For Shingelo, emotion not only plays a large part in creation of each Black Bird White Sky track, it also proves a necessary component to delivering a memorable live performance. With regards to his wide vocal range, Shingelo maintains he relies heavily on his emotional state to reach octaves that are not as easily attainable.
“I just kinda found that place through trial and error. I kinda tag it to the emotion,” he notes. “That’s the challenge every night is to try and be in that place. Especially when you’re doing it over and over, it’s easy just to kinda run through the motions. Luckily, I’ve been pretty consistent with it lately. Focusing on the lyrics and the intention behind them. Going to that place is just taking a couple of minutes before the show. I’ll listen to a really moody track, like an Adele track or Radiohead track or a Chopin piece even like for just a minute and now I’m in that place that I can’t even tag to words. Just that connection with music where I can’t even understand where it comes from.”

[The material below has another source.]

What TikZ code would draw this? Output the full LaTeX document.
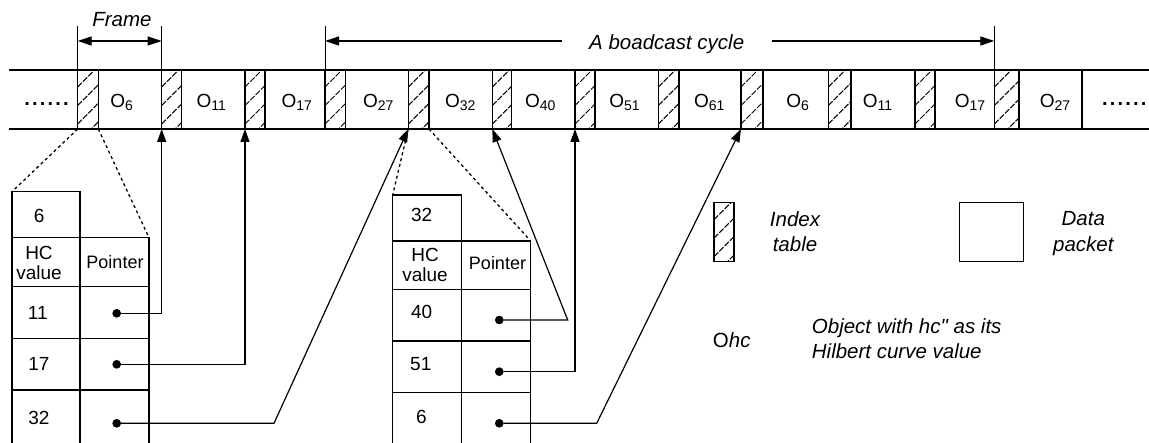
\documentclass[tikz,border=0pt]{standalone}
\usepackage{fontspec}
\setmainfont{Liberation Sans}[Ligatures=TeXOff]
\usetikzlibrary{arrows.meta}
\newcommand\sbs[1]{\raisebox{-2.7pt}{\fontsize{14}{14}\selectfont #1}}
\begin{document}
\begin{tikzpicture}[x=1pt,y=-1pt,
  idxbox/.style={draw, line width=1.4pt, rectangle, inner sep=0pt, outer sep=0pt, minimum height=59pt, anchor=north west,
    path picture={\foreach \k in {-1,...,3}{\draw[line width=1pt, dash pattern=on 6pt off 1.5pt] ([yshift=\k*18.5pt+5pt]path picture bounding box.south west) -- ++(62pt,62pt);}}},
  pkbox/.style={draw, line width=1.4pt, rectangle, inner sep=0pt, outer sep=0pt, minimum height=59pt, anchor=north west},
  cell/.style={draw, line width=1.2pt, rectangle, inner sep=0pt, outer sep=0pt, anchor=north west},
  olab/.style={anchor=base, inner sep=0pt, font=\fontsize{19}{19}\selectfont},
  tnum/.style={inner sep=0pt, font=\fontsize{19}{20}\selectfont, align=center},
  ptr/.style={inner sep=0pt, font=\fontsize{18}{18}\selectfont},
  itxt/.style={inner sep=0pt, font=\fontsize{20.5}{25.3}\selectfont\itshape},
  ptdot/.style={circle, fill=black, draw=black, line width=0.6pt, inner sep=0pt, minimum size=8pt},
  conn/.style={line width=1.2pt, -{Triangle[length=13pt,width=9pt]}},
  dotl/.style={line width=1.3pt, dash pattern=on 3pt off 3pt},
  ext/.style={line width=0.9pt},
  dim/.style={line width=1.2pt},
]
\useasboundingbox (0,0) rectangle (1149,443);
\clip (0,0) rectangle (1149,443);

% broadcast band
\foreach \i/\l/\r/\n/\cx/\lab in {0/77.7/98.3/161.7/121.7/6, 1/161.7/181.7/245/211.3/11, 2/245/265/325/296.7/17, 3/325/345.7/408.3/378.3/27, 4/408.3/429/492.3/460.3/32, 5/492.3/511.7/575/540.3/40, 6/575/595/658.3/624.5/51, 7/658.3/679/741/709.2/61, 8/741/763/828.3/797.7/6, 9/828.3/851/915/877.5/11, 10/915/935/994.3/970/17, 11/994.3/1019/1082/1055/27}{
  \node[idxbox, minimum width=\r-\l] (idx\i) at (\l,70) {};
  \node[pkbox, minimum width=\n-\r] (pk\i) at (\r,70) {};
  \node[olab] (lb\i) at (\cx,107.5) {O\sbs{\lab}};
}
\draw[line width=1.5pt] (9,70) -- (1149,70);
\draw[line width=1.5pt] (9,129) -- (1149,129);
\node[olab, font=\fontsize{20}{20}\selectfont\bfseries] (dl) at (46.5,105.5) {.\kern2.2pt.\kern2.2pt.\kern2.2pt.\kern2.2pt.\kern2.2pt.};
\node[olab, font=\fontsize{20}{20}\selectfont\bfseries] (dr) at (1124.2,105.5) {.\kern2.2pt.\kern2.2pt.\kern2.2pt.\kern2.2pt.\kern2.2pt.};

% dimension lines
\foreach \j in {0,1,3,11}{
  \coordinate (e\j) at ([yshift=44pt]idx\j.north west);
  \coordinate (m\j) at ([yshift=29pt]idx\j.north west);
  \draw[ext] (idx\j.north west) -- (e\j);
}
\draw[dim, {Triangle[length=14pt,width=9pt]}-{Triangle[length=14pt,width=9pt]}] (m0) -- (m1);
\node[itxt, anchor=base] (frame) at (122,26.5) {Frame};
\node[itxt, anchor=base] (bc) at (666.7,50) {A boadcast cycle};
\coordinate (g1) at (561.7,41);
\coordinate (g2) at (771.7,41);
\draw[dim, {Triangle[length=14pt,width=9pt]}-] (m3) -- (g1);
\draw[dim, -{Triangle[length=14pt,width=9pt]}] (g2) -- (m11);

% table 1
\node[cell, minimum width=68, minimum height=46] (ah) at (12,191.7) {};
\node[cell, minimum width=68, minimum height=49] (ahc) at (12,237.7) {};
\node[cell, minimum width=69, minimum height=49] (ap) at (80,237.7) {};
\node[cell, minimum width=68, minimum height=51.6] (a1) at (12,286.7) {};
\node[cell, minimum width=69, minimum height=51.6] (b1) at (80,286.7) {};
\node[cell, minimum width=68, minimum height=51.7] (a2) at (12,338.3) {};
\node[cell, minimum width=69, minimum height=51.7] (b2) at (80,338.3) {};
\node[cell, minimum width=68, minimum height=60] (a3) at (12,390) {};
\node[cell, minimum width=69, minimum height=60] (b3) at (80,390) {};
\node[tnum] (ta0) at (39.2,215.8) {6};
\node[tnum] (ta1) at (39,263.2) {HC\\value};
\node[ptr] (ta2) at (115,261.7) {Pointer};
\node[tnum] (ta3) at (37.8,313.3) {11};
\node[tnum] (ta4) at (39,364) {17};
\node[tnum] (ta5) at (39,417.5) {32};
\node[ptdot] (p11) at (116.7,313.3) {};
\node[ptdot] (p17) at (116.7,364.3) {};
\node[ptdot] (p32) at (116.7,423.3) {};

% table 2
\node[cell, minimum width=68.6, minimum height=46] (ch) at (392.7,195) {};
\node[cell, minimum width=68.6, minimum height=48.3] (chc) at (392.7,241) {};
\node[cell, minimum width=69.4, minimum height=48.3] (cp) at (461.3,241) {};
\node[cell, minimum width=68.6, minimum height=51.7] (c1) at (392.7,289.3) {};
\node[cell, minimum width=69.4, minimum height=51.7] (d1) at (461.3,289.3) {};
\node[cell, minimum width=68.6, minimum height=51.7] (c2) at (392.7,341) {};
\node[cell, minimum width=69.4, minimum height=51.7] (d2) at (461.3,341) {};
\node[cell, minimum width=68.6, minimum height=60] (c3) at (392.7,392.7) {};
\node[cell, minimum width=69.4, minimum height=60] (d3) at (461.3,392.7) {};
\node[tnum] (tb0) at (421.7,214.7) {32};
\node[tnum] (tb1) at (425,264.8) {HC\\value};
\node[ptr] (tb2) at (497.5,263.3) {Pointer};
\node[tnum] (tb3) at (421.7,312) {40};
\node[tnum] (tb4) at (420.8,363.8) {51};
\node[tnum] (tb5) at (421.3,416.7) {6};
\node[ptdot] (p40) at (499.3,320) {};
\node[ptdot] (p51) at (499.3,371.7) {};
\node[ptdot] (p6) at (499.3,423.3) {};

% zoom (dotted) lines
\draw[dotl] (idx0.south west) -- (ah.north west);
\draw[dotl] (idx0.south east) -- (ap.north east);
\draw[dotl] (idx4.south west) -- (ch.north west);
\draw[dotl] (idx4.south east) -- (cp.north east);

% pointers
\coordinate (k32) at (274,423.3);
\coordinate (k40) at (567.7,320);
\coordinate (k6) at (596.7,423.3);
\draw[conn] (p11) -| (idx1.south west);
\draw[conn] (p17) -| (idx2.south west);
\draw[conn] (p32) -- (k32) -- (idx4.south west);
\draw[conn] (p40) -- (k40) -- (idx5.south west);
\draw[conn] (p51) -| (idx6.south west);
\draw[conn] (p6) -- (k6) -- (idx8.south west);

% legend
\node[idxbox, minimum width=20pt] (lgi) at (714,202.7) {};
\node[itxt, align=center] (lgit) at (795,231.5) {Index\\table};
\node[pkbox, minimum width=64pt] (lgp) at (959.3,202.7) {};
\node[itxt, align=center] (lgpt) at (1083.3,233.6) {Data\\packet};
\node[inner sep=0pt, font=\fontsize{20.5}{20.5}\selectfont] (ohc) at (731.7,340) {O\textit{hc}};
\node[itxt, align=left, anchor=west] (obj) at (811.7,339) {Object with hc" as its\\Hilbert curve value};
\end{tikzpicture}
\end{document}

In addition to the implementation of the modern machine, trim lineup and emotional connection, Black Bird White Sky draws from a wide range of musical influence to create a unique, accessible sound with strong ties to pop, electronica and rock simultaneously. As the band’s front man and songwriter, Shingelo finds guidance in a variety of artists including Chopin, Radiohead, Muse, Ezben and the Witch, Marvin Gaye, Michael Jackson, Johnny Cash, and at the forefront most recently, Charlie XCX and the everlasting Bob Marley.
“I’ve always listened to him but I’ve really for some reason been so connected to his early, raw recordings,” Shingelo says of Marley. “The message he was trying to deliver and what he was able to do in terms of humanity is profound. I’ve changed so much because of it. I feel like I’m nicer listening to his music. ‘Everyone should listen to it. What you just said is exactly what he was trying to do, and it worked, it’s just that the world is a tough place.”
Following months of preparation and studio time, Black Bird White Sky is set to release its newest album, The Fall, on October 16, followed by a combined CD release party and CMJ performance on October 17 at Matchless in Brooklyn.
Aside from this Brooklyn show and CD release, Black Bird White Sky is focusing on expanding to the East Coast and increasing membership on their website (p.s. increased membership leads to free giveaways, just saying!).
A dynamic combination of electronic and rock backgrounds, intimate writing, a constant evolution and experimentation, Black Bird White Sky presents an emerging musical style with potential to make a large-scale impression on today’s music scene.